В 1937 году дирижер симфонического оркестра Сан-Франциско услышал один из первых концертов Леона и решил, что мальчик должен учиться в Италии у известного пианиста Артура Шнабеля. Шнабель вежливо отказался: его не интересовали девятилетние ученики. Несколько месяцев спустя дирижер пригласил Шнабеля на ужин, тайком проведя Леона в дом, и заставил его услышать мальчика. Шнабель сразу же взял Леона в ученики при условии, что он больше не будет давать концертов; Шнабель понимал, что мать Леона хочет только славы и что он должен сконцентрировать внимание мальчика на музыке. Леон и его мать приехали на озеро Комо в 1938 году. Уроки Шнабеля отличались от всего, что Леон видел раньше. «Преподаватели, обучающие гениев, разделяют технику и музыку, – сказал Леон. – Шнабель утверждал, что техника – это способность делать то, что вы хотите. Он выступал за то, чтобы сидеть в удобном кресле и обдумывать музыку, прежде чем вы начнете играть, а не барабанить по клавишам, прежде чем поймете, как бы вам хотелось, чтобы она звучала». У Шнабеля всегда было не более шести учеников единовременно, и он заставлял каждого посещать уроки других. «Он делал целый урок на 12 тактах, и мы шатались, как пьяные, – вспоминал Леон, – наполненные не только информацией, но и вдохновением. Шнабель работал за гранью возможного».
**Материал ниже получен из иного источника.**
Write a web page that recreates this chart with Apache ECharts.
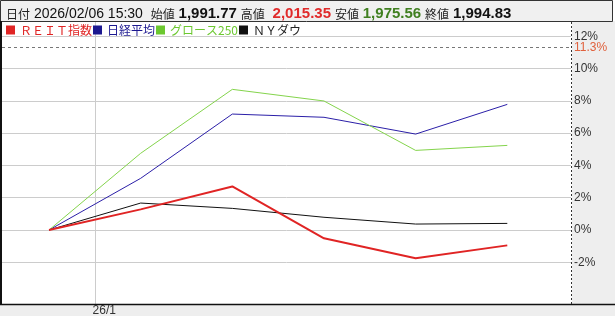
<!DOCTYPE html>
<html>
<head>
<meta charset="utf-8">
<script src="https://cdn.jsdelivr.net/npm/echarts@6/dist/echarts.min.js"></script>
<style>
html,body{margin:0;padding:0;background:#fff;}
#c{width:615px;height:316px;}
</style>
</head>
<body>
<div id="c"></div>
<script>
// ---- data ----
const seriesNames = ['ＲＥＩＴ指数', '日経平均', 'グロース250', 'ＮＹダウ'];
const pointIndex = [0, 1, 2, 3, 4, 5];
const reit   = [0, 1.28, 2.70, -0.51, -1.75, -0.95];
const nikkei = [0, 3.20, 7.18, 6.98, 5.94, 7.78];
const growth = [0, 4.75, 8.71, 7.99, 4.93, 5.24];
const nydow  = [0, 1.67, 1.34, 0.79, 0.37, 0.41];
const yTicks = [-2, 0, 2, 4, 6, 8, 10, 12];
const refLevel = [11.3];
const xTickValues = [0.51];
const xTickLabels = ['26/1'];
const header = {
  date: '2026/02/06 15:30',
  open: '1,991.77', high: '2,015.35', low: '1,975.56', close: '1,994.83'
};

const colors = ['#e02424', '#2b1fa8', '#84d44c', '#111111'];
const legendTextColors = ['#e02424', '#1c1890', '#6cc830', '#222222'];
const seriesData = [reit, nikkei, growth, nydow];

const chart = echarts.init(document.getElementById('c'), null, {renderer: 'canvas'});

const latin = '"Liberation Sans", Arial, sans-serif';
const cjk = '"Noto Sans CJK JP", sans-serif';

const series = seriesData.map((arr, k) => ({
  name: seriesNames[k],
  type: 'line',
  data: pointIndex.map((x, i) => [x, arr[i]]),
  symbol: 'none',
  z: k === 0 ? 4 : 3 - (k === 3 ? 0 : 0),
  lineStyle: {color: colors[k], width: k === 0 ? 2 : 1},
  itemStyle: {color: colors[k]},
  emphasis: {disabled: true}
}));

// helper series for gridlines / labels
series.push({
  name: '__grid',
  type: 'line',
  data: [],
  silent: true,
  markLine: {
    silent: true,
    symbol: 'none',
    z: 1,
    animation: false,
    data: [
      ...yTicks.map(v => ({
        yAxis: v,
        lineStyle: {color: '#cccccc', width: 1, type: 'solid'},
        label: {
          show: true, position: 'end', distance: 3,
          formatter: v + '%', color: '#333', fontSize: 12,
          fontFamily: latin, padding: [3, 0, 0, 0]
        }
      })),
      ...refLevel.map(v => ({
        yAxis: v,
        lineStyle: {color: '#777', width: 1, type: [3, 3]},
        label: {
          show: true, position: 'end', distance: 3,
          formatter: v + '%', color: '#e0603c', fontSize: 12,
          fontFamily: latin, padding: [3, 0, 0, 0]
        }
      })),
      ...xTickValues.map((v, i) => ({
        xAxis: v,
        lineStyle: {color: '#cccccc', width: 1, type: 'solid'},
        label: {
          show: true, position: 'start', distance: 1,
          formatter: xTickLabels[i], color: '#333', fontSize: 12,
          fontFamily: latin, padding: [0, 0, 0, 17]
        }
      }))
    ]
  }
});

const option = {
  animation: false,
  backgroundColor: '#fff',
  title: {
    left: 6, top: 5, padding: 0,
    text: '{j|日付} {n|' + header.date + '}  {j|始値} {b|' + header.open +
          '} {j|高値}  {r|' + header.high + '} {j|安値} {g|' + header.low +
          '} {j|終値} {b|' + header.close + '}',
    textStyle: {
      fontSize: 14, fontFamily: latin, color: '#222', fontWeight: 'normal',
      rich: {
        j: {fontFamily: cjk, fontSize: 12, color: '#222', lineHeight: 18},
        n: {fontFamily: latin, fontSize: 14, color: '#111', lineHeight: 18},
        b: {fontFamily: latin, fontSize: 15, fontWeight: 'bold', color: '#111', lineHeight: 18},
        r: {fontFamily: latin, fontSize: 15, fontWeight: 'bold', color: '#e02a2a', lineHeight: 18},
        g: {fontFamily: latin, fontSize: 15, fontWeight: 'bold', color: '#3f7f1f', lineHeight: 18}
      }
    }
  },
  legend: {
    left: 6, top: 24, padding: 0,
    itemWidth: 9, itemHeight: 9, itemGap: 1,
    icon: 'rect',
    selectedMode: false,
    data: seriesNames.map((n, k) => ({
      name: n,
      itemStyle: {color: colors[k] === '#84d44c' ? '#6cc830' : (k === 1 ? '#1c1890' : colors[k])},
      textStyle: {color: legendTextColors[k]}
    })),
    textStyle: {fontSize: 12, fontFamily: cjk, backgroundColor: '#fff'}
  },
  grid: {left: 2, right: 44, top: 22, bottom: 12, containLabel: false},
  xAxis: {
    type: 'value', min: -0.5128, max: 5.695,
    axisLine: {show: false}, axisTick: {show: false},
    axisLabel: {show: false}, splitLine: {show: false}
  },
  yAxis: {
    type: 'value', min: -4.58, max: 12.88,
    axisLine: {show: false}, axisTick: {show: false},
    axisLabel: {show: false}, splitLine: {show: false}
  },
  graphic: [
    {type: 'rect', z: 0, silent: true,
     shape: {x: 572, y: 21, width: 43, height: 284}, style: {fill: '#eeeeee'}},
    {type: 'rect', z: 0, silent: true,
     shape: {x: 0, y: 304, width: 615, height: 12}, style: {fill: '#eeeeee'}},
    {type: 'rect', z: 0, silent: true,
     shape: {x: 0.5, y: 0.5, width: 612, height: 21}, style: {fill: '#f0f0f0', stroke: '#333', lineWidth: 1}},
    {type: 'line', z: 10, silent: true,
     shape: {x1: 1, y1: 21, x2: 1, y2: 304}, style: {stroke: '#111', lineWidth: 2}},
    {type: 'line', z: 10, silent: true,
     shape: {x1: 0, y1: 304.5, x2: 615, y2: 304.5}, style: {stroke: '#111', lineWidth: 1.5}},
    {type: 'line', z: 10, silent: true,
     shape: {x1: 571.5, y1: 22, x2: 571.5, y2: 304}, style: {stroke: '#333', lineWidth: 1, lineDash: [2, 2]}}
  ],
  series: series
};
chart.setOption(option);
</script>
</body>
</html>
На пороге Второй мировой войны Италия едва ли была тем местом, где еврейский ученик мог спокойно учиться у еврейского пианиста, и вскоре Шнабель отправил Леона домой. Вскоре после этого Шнабель эмигрировал в Нью-Йорк, и отцу Леона пришлось устроиться на фабрику на восточном побережье. «Это была большая ответственность за ребенка», – вспоминает Леон. Но его мать была необычайно решительна. «Она поставила меня перед выбором: быть первым еврейским президентом или великим пианистом», – печально добавил он.
Леон Флейшер дебютировал в Карнеги-холле в 1944 году в возрасте 16 лет и моментально обрел славу. Его карьерный взлет был стремительным, и три года спустя Шнабель сказал ему, что его учеба окончена. «Я был в отчаянии, когда он отпустил меня, – сказал Леон. – Потом, помню, я слушал по радио одну из его записей бетховенской сонаты и наслаждался тем, как она необычайно красива. Но я не был уверен, что сам сыграл бы именно так».